_Goal_. Look through the data below. Collect every line where the word "chart" occurs.

_Information provided_.
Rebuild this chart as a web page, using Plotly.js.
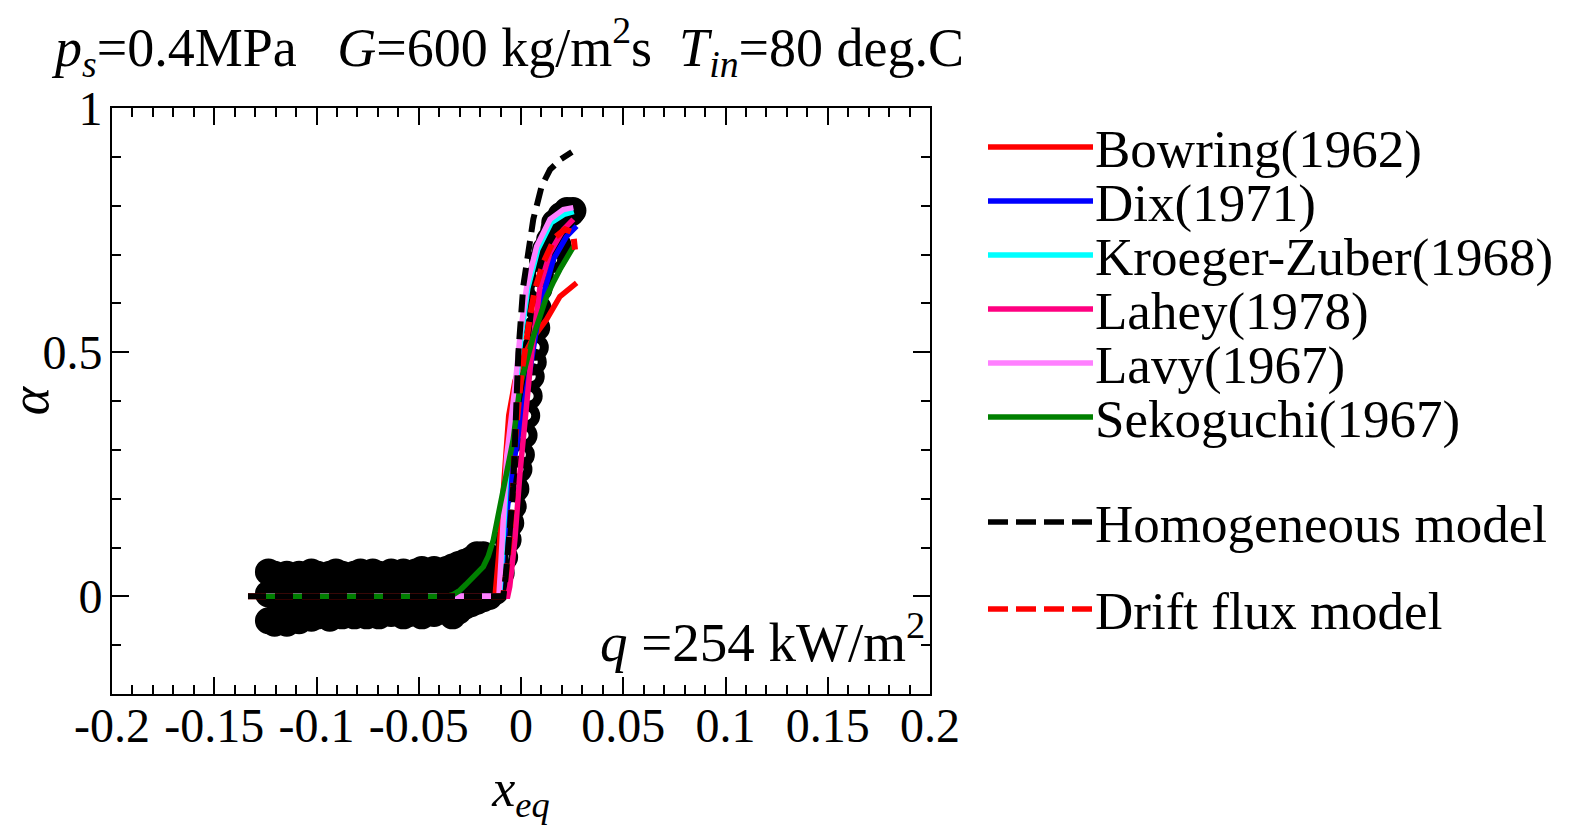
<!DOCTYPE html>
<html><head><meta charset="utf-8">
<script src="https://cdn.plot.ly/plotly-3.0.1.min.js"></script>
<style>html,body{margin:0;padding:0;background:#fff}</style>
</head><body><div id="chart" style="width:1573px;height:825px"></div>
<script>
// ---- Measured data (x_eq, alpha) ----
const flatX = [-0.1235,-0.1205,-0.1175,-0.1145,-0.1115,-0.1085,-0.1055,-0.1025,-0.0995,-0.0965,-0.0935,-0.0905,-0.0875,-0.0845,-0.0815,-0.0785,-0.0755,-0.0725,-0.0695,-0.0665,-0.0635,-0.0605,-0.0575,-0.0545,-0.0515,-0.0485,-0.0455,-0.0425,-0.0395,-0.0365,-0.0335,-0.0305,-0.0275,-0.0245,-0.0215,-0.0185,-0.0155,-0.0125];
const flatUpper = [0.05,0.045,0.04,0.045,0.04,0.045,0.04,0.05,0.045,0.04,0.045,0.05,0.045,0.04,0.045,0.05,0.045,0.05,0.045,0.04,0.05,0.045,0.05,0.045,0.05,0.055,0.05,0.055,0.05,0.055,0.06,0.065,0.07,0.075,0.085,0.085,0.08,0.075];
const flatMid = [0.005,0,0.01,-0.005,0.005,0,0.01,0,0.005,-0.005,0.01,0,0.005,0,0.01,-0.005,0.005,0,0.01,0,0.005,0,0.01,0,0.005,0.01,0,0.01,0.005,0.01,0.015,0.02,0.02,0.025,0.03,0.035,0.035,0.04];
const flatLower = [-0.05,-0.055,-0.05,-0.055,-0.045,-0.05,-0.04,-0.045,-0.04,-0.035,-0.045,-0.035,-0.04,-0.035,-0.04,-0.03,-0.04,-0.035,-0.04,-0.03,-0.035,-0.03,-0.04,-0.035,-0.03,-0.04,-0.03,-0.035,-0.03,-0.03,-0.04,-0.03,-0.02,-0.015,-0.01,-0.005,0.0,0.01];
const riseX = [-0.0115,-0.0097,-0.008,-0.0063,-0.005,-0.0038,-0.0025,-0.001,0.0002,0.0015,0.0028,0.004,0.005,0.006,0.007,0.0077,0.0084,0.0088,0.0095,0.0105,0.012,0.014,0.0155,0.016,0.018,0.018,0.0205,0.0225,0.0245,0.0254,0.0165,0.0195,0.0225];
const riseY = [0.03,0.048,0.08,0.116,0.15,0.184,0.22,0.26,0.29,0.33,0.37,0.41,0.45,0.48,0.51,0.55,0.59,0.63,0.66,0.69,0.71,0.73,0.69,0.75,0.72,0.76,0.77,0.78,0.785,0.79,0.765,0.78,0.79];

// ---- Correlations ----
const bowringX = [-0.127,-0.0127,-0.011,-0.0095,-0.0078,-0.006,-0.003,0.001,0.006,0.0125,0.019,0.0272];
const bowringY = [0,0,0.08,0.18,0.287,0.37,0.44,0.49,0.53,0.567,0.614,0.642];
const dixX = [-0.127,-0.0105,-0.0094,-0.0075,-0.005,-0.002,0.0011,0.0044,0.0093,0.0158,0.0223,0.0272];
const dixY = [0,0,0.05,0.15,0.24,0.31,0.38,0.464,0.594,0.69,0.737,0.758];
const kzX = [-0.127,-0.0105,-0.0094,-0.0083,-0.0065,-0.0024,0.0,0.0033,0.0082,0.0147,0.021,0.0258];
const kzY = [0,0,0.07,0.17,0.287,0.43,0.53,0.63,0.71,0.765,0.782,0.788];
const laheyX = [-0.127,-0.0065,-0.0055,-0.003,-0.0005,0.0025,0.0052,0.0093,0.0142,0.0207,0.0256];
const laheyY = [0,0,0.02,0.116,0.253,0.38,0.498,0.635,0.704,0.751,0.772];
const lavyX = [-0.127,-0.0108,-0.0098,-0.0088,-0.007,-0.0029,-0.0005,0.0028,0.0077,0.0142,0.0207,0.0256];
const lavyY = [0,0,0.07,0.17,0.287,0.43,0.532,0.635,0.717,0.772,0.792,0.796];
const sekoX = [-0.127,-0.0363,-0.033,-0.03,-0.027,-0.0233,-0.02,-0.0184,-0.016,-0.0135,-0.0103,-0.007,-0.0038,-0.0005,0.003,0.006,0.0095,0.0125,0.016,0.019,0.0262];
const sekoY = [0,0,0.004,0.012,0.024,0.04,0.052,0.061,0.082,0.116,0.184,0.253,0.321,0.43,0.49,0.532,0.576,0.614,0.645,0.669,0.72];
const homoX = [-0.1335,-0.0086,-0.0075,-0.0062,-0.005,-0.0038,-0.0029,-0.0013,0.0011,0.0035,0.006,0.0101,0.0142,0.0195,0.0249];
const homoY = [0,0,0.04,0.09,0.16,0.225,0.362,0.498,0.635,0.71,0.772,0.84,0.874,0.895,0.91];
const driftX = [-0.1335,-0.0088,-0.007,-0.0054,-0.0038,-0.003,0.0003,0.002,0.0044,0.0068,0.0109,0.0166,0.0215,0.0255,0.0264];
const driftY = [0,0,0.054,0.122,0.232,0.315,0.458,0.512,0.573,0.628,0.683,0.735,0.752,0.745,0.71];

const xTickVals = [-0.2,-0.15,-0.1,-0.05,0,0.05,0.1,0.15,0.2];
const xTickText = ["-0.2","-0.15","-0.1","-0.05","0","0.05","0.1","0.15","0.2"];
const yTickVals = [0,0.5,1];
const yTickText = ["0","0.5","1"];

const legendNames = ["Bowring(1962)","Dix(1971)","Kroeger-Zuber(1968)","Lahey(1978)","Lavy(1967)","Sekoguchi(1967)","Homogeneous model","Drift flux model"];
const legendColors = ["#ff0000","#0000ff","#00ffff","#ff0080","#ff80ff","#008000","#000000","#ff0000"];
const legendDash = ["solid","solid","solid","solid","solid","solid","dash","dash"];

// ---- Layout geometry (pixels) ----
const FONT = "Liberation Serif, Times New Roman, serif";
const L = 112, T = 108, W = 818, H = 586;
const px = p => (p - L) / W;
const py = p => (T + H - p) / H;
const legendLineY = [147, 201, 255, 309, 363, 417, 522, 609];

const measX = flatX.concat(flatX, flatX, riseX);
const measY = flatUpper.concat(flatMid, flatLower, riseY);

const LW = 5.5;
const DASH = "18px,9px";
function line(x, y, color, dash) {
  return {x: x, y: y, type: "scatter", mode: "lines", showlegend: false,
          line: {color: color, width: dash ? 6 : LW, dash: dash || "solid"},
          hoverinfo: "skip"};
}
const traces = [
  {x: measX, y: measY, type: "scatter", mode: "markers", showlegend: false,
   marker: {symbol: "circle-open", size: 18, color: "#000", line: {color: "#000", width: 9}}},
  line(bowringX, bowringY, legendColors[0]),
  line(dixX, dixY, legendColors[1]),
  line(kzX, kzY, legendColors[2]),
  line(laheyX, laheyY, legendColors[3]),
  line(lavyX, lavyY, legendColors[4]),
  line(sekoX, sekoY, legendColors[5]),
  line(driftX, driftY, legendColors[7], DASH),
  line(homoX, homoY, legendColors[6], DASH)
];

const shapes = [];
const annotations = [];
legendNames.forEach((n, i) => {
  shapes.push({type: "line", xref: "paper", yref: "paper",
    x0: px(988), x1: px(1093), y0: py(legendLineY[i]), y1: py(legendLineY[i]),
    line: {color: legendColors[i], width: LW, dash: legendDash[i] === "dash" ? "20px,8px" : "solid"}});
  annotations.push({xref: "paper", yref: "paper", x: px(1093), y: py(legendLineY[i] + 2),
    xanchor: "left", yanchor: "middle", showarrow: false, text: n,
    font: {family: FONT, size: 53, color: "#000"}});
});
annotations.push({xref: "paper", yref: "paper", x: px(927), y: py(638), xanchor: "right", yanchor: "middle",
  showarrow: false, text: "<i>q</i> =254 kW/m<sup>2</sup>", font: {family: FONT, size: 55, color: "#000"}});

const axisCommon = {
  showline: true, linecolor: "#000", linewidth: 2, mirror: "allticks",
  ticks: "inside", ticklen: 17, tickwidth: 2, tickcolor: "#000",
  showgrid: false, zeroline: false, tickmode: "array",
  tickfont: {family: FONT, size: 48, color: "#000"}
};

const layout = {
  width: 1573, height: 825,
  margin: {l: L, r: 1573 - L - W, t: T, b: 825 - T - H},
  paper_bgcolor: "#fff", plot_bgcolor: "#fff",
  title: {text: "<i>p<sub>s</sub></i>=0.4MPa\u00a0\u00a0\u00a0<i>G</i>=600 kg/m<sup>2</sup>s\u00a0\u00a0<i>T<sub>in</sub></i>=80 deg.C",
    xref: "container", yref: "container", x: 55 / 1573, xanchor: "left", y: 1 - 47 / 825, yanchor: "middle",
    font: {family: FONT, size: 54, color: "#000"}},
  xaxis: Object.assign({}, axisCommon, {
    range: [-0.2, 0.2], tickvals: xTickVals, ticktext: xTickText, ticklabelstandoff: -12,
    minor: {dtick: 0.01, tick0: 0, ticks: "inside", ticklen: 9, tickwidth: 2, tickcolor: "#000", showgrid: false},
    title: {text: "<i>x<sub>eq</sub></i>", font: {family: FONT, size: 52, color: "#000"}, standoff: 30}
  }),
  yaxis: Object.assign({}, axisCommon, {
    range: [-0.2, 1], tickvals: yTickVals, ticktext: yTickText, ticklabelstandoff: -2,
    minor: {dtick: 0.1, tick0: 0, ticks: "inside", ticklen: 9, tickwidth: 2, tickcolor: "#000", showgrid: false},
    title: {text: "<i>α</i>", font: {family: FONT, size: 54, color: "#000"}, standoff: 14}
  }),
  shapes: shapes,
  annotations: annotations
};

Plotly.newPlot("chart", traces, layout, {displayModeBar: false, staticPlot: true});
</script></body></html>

_Exercise response_.
Rebuild this chart as a web page, using Plotly.js.
</head><body><div id="chart" style="width:1573px;height:825px"></div>
Plotly.newPlot("chart", traces, layout, {displayModeBar: false, staticPlot: true});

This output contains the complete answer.